Cash flow is critical for any small business, particularly in the food industry, where
running out of cash can disrupt daily operations. Cash inflows at "Fresh Eats Bistro"
will come primarily from daily sales, while outflows will be for paying suppliers, staff
wages, rent, and other operating expenses. Effective cash flow management will
focus on ensuring that outflows never exceed inflows.

• Cash Budgeting: I will create a cash flow forecast that predicts cash inflows
and outflows on a weekly and monthly basis. For instance, if the projected
weekly sales are R30,000 and the expenses for the same period are
R20,000, the surplus of R10,000 will be used to build a cash reserve for
unexpected expenses or reinvestment into the business.

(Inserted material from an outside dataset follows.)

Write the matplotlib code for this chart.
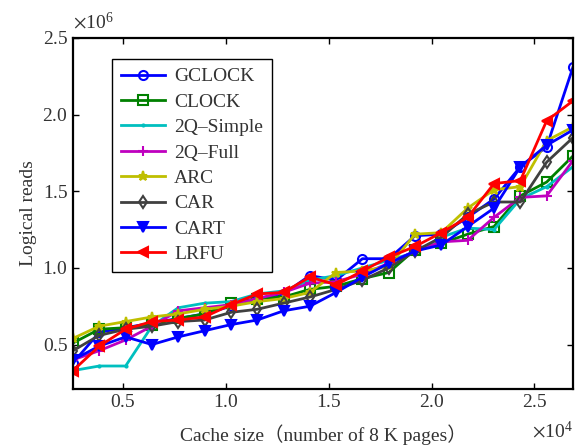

• Revenue vs. Cash Receipts: It is essential to differentiate between revenue
and actual cash receipts. Not all revenue will be immediately available as
cash, especially if I offer catering services where payments might be
delayed. Therefore, cash flow projections will consider delayed receipts,
ensuring that I do not face a cash crunch due to overestimating liquidity.

• Maintain a Cash Reserve: To avoid liquidity problems, I will establish a cash
reserve equal to at least three months' worth of expenses. Assuming
monthly operating expenses are R150,000, I will aim to maintain a reserve
of R450,000. This reserve will protect against unforeseen events, such as a
sudden drop in sales or a supplier delay.